Things You Might Not Know About Little Bobby:

1) He grew up in Waco, Texas.

2) He’s run four marathons (five by the time this article hits the streets).

3) He’s releasing a solo album that took him six years to write.

4) He didn’t know how to play keyboards when he joined Unit 7 Drain.

5) His favorite bands are The Beach Boys and Pink Floyd (though he has The Monkees’ logo tattooed on him).

6) He wants you to dress up to attend his CD release party on Saturday, Oct. 27, but he forgot to put it on the flyer.

From the top: Little Bobby grew up in Texas. Post-college, he found himself working in a head shop with a useless biology degree under his belt. He met a girl. She said, "Let’s get out of Texas." Bobby said, "Yeah, it sucks here. It’s hot. Everybody’s a Republican." They came to Albuquerque six years ago because The Gas Pipe chain he was working at has stores out here, too.
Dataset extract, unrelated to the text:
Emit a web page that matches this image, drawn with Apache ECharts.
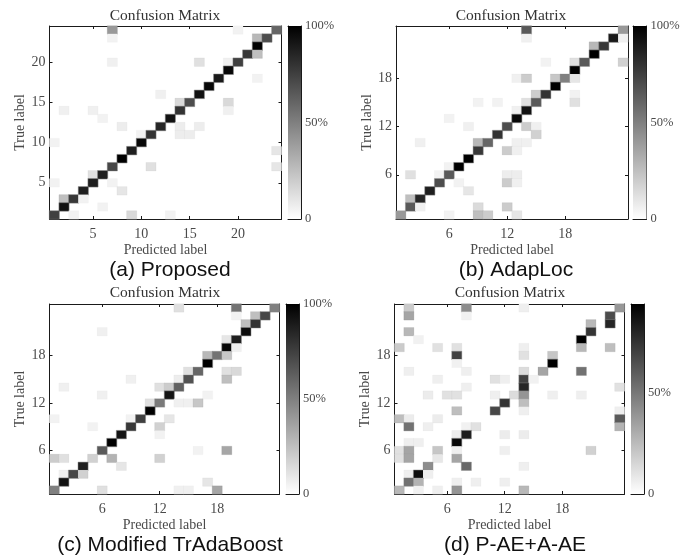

After a year, the girl dumped him. "I just felt abandoned in Albuquerque," he says. "I also quit my job, wrecked my car, got a new shithole apartment in the UNM area, started a new job and met my friend Clifford." Clifford’s known as The Musk in Shoulder Voices and contributes guitars, keys and drums on Bobby’s new album.

When Little Bobby was about to turn 30 a few years ago, he decided he needed to do something physical. He’d never run or been an athlete at any other point in his life. "I thought I could just sign up for a marathon, and if I didn’t finish, I didn’t finish." He registered for the Duke City Marathon a year in advance. His first finishing time was strong: 26.2 miles in three hours and 54 minutes. He came in 75
th out of 400.

Bobby always wanted to make music. "When I was in college, all those guys were in bands, and I was so jealous, but I never did it." He saw a flyer at Natural Sound that read: Unit 7 Drain needs a keyboard player. "I thought, ‘I saw those guys one time. I’ll call ’em,’" he laughs. "I got in Unit 7 Drain and [singer/guitarist] Harry’s like ‘Do you play keyboards?’ and I’m like, ‘Not really.’"

Little Bobby’s
The Sound of Letting Go was written over the course of Bobby’s time in New Mexico, some of it tortured, some of it quite peppy. Layers of effects, sample collages and multitracked vocals create psychedelic cushioning around his earnest, exposed lyrics. "It’s like every single band I like crammed into me and then coming out," he says. He hopes his album presents both the extremely happy and extremely sad from song to song, or maybe even within a single track. "I wanted to write songs that felt like they went together," he says. "I ended up going back and taking stuff from years ago, and I realized they all kind of go together; just songs from my life with these people in these situations."

Get Little Bobby's new disc free at his CD release on Saturday, Oct. 27, at Burt's Tiki Lounge with Black Maria, Shoulder Voices and Unit 7 Drain. Please wear a costume.